>> begin Extracted records

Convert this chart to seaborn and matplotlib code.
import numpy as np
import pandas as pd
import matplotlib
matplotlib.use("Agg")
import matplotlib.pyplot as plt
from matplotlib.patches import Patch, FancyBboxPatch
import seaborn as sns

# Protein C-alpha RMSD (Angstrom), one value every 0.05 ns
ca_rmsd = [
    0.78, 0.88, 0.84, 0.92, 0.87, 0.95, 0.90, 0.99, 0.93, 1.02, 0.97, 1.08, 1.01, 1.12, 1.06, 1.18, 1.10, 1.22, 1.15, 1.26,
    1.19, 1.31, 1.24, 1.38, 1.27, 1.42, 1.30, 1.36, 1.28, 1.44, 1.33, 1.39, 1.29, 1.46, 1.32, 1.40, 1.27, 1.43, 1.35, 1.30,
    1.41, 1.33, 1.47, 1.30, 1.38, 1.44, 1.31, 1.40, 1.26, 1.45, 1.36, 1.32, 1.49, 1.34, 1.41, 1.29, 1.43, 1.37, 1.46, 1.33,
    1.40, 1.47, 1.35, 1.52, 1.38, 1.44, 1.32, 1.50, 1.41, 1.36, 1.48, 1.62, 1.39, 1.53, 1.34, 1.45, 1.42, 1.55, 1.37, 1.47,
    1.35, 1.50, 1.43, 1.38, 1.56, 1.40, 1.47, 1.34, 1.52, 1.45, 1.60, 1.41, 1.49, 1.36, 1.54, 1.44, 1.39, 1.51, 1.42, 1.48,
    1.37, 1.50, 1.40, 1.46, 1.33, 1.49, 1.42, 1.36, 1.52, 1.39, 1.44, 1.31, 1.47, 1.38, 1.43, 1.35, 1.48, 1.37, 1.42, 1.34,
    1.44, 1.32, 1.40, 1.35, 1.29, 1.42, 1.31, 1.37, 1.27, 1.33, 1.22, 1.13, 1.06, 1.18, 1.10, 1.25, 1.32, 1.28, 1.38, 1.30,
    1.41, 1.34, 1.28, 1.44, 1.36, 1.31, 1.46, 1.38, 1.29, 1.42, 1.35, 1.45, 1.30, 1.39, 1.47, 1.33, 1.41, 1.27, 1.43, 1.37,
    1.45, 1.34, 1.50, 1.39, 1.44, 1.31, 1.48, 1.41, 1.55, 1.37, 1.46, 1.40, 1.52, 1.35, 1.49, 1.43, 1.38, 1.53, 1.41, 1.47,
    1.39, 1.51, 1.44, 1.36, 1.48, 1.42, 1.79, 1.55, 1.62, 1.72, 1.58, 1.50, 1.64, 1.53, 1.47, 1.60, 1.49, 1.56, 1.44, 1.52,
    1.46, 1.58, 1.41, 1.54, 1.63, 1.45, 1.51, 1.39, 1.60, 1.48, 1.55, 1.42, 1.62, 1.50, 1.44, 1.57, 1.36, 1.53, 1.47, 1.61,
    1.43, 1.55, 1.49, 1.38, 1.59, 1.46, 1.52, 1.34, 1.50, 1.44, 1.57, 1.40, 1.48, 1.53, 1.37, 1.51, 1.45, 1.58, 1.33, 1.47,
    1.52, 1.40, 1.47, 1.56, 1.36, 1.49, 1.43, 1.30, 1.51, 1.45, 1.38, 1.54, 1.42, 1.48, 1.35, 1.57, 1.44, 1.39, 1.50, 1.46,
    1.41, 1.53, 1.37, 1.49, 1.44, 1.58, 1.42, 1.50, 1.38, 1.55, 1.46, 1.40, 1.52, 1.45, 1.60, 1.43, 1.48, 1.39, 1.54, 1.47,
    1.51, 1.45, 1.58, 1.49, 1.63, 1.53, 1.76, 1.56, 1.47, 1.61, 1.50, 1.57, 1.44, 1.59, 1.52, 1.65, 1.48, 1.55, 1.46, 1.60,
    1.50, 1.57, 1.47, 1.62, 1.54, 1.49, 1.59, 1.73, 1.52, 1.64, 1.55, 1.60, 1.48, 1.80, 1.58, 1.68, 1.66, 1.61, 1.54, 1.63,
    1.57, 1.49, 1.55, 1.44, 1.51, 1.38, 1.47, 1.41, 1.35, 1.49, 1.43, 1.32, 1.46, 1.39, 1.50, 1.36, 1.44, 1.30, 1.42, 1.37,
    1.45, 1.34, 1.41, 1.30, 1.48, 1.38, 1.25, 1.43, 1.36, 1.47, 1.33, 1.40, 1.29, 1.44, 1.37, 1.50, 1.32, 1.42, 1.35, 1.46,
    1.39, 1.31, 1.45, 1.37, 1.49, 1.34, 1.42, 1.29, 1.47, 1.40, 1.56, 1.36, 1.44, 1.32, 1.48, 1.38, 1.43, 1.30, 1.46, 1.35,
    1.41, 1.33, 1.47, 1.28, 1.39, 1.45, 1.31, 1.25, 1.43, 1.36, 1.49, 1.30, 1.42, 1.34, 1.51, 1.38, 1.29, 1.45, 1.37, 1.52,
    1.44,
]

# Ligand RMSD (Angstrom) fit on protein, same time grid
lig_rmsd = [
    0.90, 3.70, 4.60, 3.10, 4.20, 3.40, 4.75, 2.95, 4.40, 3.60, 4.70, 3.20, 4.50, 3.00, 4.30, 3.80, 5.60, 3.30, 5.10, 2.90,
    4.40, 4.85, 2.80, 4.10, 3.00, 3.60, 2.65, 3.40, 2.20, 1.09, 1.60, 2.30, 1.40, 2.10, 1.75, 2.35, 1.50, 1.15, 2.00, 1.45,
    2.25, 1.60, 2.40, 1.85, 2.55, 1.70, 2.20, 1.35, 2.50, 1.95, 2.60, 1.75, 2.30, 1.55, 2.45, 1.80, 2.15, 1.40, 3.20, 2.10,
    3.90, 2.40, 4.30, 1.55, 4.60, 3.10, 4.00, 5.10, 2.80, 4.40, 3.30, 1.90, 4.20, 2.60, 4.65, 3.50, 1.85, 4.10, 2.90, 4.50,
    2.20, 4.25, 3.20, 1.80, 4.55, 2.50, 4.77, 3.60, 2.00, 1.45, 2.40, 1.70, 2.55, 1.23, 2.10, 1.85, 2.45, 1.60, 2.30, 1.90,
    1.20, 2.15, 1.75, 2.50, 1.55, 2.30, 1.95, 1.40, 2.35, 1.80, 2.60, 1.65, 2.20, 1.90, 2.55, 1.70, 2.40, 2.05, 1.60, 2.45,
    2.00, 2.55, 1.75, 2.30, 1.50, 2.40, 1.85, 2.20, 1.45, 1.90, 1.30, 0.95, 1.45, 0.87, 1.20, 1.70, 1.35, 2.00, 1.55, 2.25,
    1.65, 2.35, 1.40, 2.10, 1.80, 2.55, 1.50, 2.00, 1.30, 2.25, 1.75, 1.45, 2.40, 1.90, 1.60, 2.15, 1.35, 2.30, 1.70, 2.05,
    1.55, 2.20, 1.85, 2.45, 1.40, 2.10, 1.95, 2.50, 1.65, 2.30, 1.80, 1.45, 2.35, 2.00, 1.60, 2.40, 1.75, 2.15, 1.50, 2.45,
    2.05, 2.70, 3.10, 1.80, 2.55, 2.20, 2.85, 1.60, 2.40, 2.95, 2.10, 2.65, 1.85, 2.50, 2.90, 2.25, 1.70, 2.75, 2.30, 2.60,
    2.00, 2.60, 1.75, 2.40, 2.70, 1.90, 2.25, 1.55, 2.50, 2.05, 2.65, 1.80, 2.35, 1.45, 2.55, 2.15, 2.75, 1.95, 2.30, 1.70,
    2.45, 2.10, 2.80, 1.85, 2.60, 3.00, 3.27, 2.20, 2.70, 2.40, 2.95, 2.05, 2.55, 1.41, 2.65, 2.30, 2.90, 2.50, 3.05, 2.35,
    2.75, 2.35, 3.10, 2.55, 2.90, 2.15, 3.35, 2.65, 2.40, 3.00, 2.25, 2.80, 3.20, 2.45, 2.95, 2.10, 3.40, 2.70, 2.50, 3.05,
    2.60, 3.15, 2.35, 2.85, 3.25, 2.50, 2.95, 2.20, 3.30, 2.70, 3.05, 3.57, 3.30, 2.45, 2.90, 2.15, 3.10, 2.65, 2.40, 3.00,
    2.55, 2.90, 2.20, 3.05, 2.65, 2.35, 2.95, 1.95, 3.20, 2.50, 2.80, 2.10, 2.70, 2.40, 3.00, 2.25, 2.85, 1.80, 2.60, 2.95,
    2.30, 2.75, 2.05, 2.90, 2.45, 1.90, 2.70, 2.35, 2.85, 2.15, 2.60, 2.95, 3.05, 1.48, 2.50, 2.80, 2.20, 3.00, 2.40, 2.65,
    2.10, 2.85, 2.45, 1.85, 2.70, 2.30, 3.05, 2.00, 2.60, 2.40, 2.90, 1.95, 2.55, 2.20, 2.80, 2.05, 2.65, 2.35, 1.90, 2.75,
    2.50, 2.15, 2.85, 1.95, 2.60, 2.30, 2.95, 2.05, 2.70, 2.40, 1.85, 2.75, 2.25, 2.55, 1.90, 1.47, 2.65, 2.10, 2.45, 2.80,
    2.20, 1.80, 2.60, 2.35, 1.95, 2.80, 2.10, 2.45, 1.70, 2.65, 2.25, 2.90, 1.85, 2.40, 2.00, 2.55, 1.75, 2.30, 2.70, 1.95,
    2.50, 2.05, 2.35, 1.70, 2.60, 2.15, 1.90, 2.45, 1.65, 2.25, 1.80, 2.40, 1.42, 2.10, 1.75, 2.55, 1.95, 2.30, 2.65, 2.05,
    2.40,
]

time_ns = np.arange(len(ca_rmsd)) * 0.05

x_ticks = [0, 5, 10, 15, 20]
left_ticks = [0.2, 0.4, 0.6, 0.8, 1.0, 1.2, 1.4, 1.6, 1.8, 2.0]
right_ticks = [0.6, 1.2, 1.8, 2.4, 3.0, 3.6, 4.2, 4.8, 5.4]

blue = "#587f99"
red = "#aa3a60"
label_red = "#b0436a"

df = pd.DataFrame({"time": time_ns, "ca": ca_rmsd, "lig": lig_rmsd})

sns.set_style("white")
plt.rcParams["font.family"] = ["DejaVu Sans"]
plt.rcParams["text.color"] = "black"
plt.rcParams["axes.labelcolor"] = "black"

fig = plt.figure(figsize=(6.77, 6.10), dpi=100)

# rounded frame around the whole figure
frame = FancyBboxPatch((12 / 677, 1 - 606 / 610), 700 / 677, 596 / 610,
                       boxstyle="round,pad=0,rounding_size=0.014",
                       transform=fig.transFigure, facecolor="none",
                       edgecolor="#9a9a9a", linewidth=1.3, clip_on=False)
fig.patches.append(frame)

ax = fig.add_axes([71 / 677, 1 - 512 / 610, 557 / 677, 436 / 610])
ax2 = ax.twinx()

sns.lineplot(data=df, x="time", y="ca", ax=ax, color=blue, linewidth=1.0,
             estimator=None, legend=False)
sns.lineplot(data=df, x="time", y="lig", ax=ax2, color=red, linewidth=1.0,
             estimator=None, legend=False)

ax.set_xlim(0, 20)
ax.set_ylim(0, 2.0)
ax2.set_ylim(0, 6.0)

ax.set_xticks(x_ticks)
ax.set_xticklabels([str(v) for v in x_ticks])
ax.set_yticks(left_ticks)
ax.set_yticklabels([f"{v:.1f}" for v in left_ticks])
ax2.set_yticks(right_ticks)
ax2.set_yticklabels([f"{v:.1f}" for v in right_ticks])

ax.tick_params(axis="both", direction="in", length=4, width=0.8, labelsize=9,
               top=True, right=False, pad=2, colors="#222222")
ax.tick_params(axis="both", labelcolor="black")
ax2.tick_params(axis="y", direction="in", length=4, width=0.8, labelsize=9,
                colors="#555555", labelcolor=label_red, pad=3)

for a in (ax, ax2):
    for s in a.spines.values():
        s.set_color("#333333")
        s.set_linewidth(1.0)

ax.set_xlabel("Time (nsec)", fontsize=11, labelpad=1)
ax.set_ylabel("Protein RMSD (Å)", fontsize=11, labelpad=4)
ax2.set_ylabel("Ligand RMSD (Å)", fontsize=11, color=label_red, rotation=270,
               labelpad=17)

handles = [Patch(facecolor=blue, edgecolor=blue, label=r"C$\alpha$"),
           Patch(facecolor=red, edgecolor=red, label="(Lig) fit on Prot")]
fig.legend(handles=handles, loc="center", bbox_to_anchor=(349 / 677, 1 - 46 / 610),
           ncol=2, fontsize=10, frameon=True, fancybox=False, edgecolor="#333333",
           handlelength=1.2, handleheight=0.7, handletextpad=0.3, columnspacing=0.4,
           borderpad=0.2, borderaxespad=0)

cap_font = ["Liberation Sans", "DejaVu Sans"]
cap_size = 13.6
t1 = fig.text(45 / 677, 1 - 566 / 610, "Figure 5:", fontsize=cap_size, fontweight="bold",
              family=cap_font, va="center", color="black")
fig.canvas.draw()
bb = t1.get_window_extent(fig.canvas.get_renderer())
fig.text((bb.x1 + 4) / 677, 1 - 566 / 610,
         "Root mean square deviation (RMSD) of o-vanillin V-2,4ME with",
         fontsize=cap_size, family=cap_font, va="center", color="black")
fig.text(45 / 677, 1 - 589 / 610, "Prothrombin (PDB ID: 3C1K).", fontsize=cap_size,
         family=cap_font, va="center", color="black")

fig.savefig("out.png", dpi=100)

>> end Extracted records
>> begin Extracted records

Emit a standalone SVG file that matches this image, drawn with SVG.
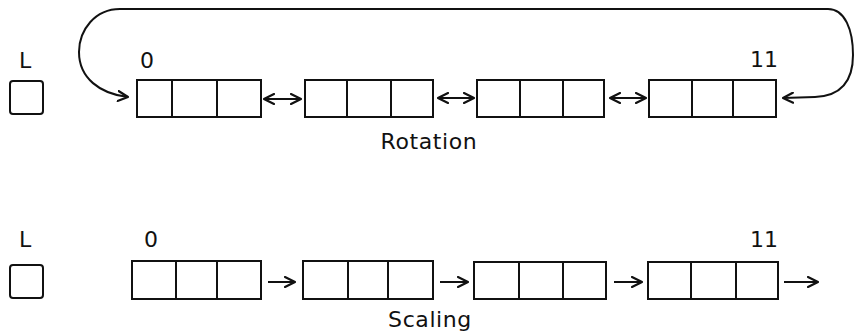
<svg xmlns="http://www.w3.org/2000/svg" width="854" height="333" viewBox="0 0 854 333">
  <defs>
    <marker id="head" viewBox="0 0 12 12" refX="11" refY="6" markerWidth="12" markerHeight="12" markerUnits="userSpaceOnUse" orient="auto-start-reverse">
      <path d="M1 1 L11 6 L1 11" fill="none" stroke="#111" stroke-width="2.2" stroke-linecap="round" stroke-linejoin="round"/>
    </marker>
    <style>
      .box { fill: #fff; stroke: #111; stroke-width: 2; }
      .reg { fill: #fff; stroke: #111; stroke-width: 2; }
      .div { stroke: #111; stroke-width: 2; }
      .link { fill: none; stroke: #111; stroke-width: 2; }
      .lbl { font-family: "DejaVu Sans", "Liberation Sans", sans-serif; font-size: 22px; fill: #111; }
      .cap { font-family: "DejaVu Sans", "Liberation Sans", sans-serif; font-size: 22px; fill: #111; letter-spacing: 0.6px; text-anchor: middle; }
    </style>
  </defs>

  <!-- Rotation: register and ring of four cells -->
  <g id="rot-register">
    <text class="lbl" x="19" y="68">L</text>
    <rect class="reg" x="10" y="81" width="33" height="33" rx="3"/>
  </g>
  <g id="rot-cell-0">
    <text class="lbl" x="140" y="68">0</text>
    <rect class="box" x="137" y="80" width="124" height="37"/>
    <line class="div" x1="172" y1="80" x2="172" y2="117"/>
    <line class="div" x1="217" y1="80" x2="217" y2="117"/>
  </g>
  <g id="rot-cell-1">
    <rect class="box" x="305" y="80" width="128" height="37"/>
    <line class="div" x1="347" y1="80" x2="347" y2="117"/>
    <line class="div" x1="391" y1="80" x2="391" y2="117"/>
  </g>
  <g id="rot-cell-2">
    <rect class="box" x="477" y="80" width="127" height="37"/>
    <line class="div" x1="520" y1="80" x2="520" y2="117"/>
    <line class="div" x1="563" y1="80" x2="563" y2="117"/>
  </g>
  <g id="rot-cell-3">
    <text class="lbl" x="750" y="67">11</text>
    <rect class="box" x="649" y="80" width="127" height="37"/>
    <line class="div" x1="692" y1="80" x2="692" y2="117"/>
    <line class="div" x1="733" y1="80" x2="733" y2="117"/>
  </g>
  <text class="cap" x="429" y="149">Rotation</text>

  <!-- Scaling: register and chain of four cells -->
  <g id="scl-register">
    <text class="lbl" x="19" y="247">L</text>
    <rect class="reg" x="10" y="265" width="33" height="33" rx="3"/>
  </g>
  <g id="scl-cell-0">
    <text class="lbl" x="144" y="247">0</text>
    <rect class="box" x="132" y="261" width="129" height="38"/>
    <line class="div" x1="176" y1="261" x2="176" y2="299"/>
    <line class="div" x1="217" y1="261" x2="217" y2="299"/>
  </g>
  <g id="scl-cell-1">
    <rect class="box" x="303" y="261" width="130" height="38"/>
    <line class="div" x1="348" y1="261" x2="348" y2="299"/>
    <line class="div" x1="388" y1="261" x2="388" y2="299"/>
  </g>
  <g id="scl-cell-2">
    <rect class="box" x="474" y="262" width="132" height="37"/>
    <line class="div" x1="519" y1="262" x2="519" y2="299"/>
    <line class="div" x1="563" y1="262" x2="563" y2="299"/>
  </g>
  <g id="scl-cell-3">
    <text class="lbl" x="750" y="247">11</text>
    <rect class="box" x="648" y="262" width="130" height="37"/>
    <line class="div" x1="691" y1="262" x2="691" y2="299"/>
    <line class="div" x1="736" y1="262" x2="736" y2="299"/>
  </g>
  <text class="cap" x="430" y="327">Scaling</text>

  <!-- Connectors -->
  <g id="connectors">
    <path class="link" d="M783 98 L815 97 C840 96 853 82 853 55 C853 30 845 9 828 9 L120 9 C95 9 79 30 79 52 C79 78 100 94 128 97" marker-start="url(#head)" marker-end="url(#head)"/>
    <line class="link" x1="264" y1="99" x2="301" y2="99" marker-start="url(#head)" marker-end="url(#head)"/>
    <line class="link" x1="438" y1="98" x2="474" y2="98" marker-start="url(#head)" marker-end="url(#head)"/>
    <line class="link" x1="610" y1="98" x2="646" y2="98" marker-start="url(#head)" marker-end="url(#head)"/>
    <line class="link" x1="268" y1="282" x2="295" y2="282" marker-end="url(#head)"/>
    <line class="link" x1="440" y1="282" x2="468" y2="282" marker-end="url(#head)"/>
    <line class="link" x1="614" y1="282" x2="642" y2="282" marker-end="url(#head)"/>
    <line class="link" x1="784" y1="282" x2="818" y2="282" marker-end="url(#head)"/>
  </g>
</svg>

>> end Extracted records
>> begin Extracted records

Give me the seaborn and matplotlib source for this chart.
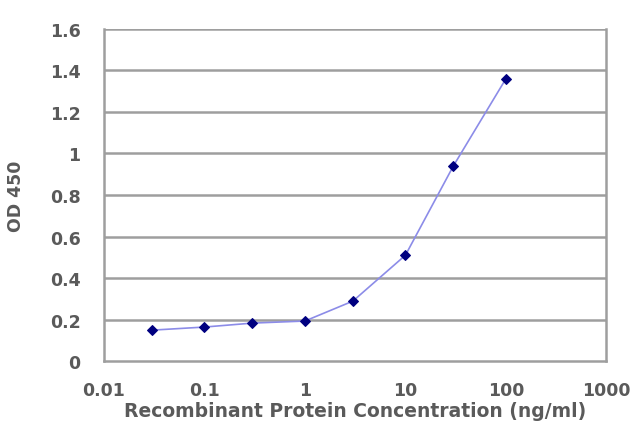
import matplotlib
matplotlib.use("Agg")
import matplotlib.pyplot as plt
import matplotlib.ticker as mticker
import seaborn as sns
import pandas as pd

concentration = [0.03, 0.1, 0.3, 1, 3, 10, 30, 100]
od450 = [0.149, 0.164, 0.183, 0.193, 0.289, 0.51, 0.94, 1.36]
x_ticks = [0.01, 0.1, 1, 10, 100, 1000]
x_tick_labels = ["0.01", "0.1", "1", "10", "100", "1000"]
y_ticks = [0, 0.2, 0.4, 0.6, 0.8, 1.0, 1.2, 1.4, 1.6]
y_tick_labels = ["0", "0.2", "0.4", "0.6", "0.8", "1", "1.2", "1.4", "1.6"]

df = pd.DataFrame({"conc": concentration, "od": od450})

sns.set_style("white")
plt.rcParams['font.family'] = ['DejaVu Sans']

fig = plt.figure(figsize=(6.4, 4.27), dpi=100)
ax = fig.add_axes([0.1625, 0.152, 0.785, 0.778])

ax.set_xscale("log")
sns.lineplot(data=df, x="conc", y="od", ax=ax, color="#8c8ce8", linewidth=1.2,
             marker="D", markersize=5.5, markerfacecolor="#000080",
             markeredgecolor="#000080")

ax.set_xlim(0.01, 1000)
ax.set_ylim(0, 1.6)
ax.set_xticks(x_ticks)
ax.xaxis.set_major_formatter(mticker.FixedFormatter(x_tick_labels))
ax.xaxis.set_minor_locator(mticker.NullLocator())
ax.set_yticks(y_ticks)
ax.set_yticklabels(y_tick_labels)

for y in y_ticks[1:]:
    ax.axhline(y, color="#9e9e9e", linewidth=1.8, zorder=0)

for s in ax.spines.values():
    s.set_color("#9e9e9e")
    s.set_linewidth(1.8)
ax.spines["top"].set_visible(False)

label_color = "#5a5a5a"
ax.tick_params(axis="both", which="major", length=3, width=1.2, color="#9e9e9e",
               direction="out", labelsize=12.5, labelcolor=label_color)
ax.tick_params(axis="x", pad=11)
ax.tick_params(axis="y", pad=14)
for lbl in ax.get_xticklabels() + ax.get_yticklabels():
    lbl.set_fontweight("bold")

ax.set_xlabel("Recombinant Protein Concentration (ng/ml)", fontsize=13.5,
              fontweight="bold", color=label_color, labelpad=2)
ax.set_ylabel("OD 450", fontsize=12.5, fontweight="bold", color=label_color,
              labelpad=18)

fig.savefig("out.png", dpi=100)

>> end Extracted records

Quote word for word only the lines above from the one containing "Give me the" through the one containing "plt.rcParams['font.family'] = ['DejaVu Sans']". Pictures stay out of your copy.

• Correct result:
Give me the seaborn and matplotlib source for this chart.
import matplotlib
matplotlib.use("Agg")
import matplotlib.pyplot as plt
import matplotlib.ticker as mticker
import seaborn as sns
import pandas as pd

concentration = [0.03, 0.1, 0.3, 1, 3, 10, 30, 100]
od450 = [0.149, 0.164, 0.183, 0.193, 0.289, 0.51, 0.94, 1.36]
x_ticks = [0.01, 0.1, 1, 10, 100, 1000]
x_tick_labels = ["0.01", "0.1", "1", "10", "100", "1000"]
y_ticks = [0, 0.2, 0.4, 0.6, 0.8, 1.0, 1.2, 1.4, 1.6]
y_tick_labels = ["0", "0.2", "0.4", "0.6", "0.8", "1", "1.2", "1.4", "1.6"]

df = pd.DataFrame({"conc": concentration, "od": od450})

sns.set_style("white")
plt.rcParams['font.family'] = ['DejaVu Sans']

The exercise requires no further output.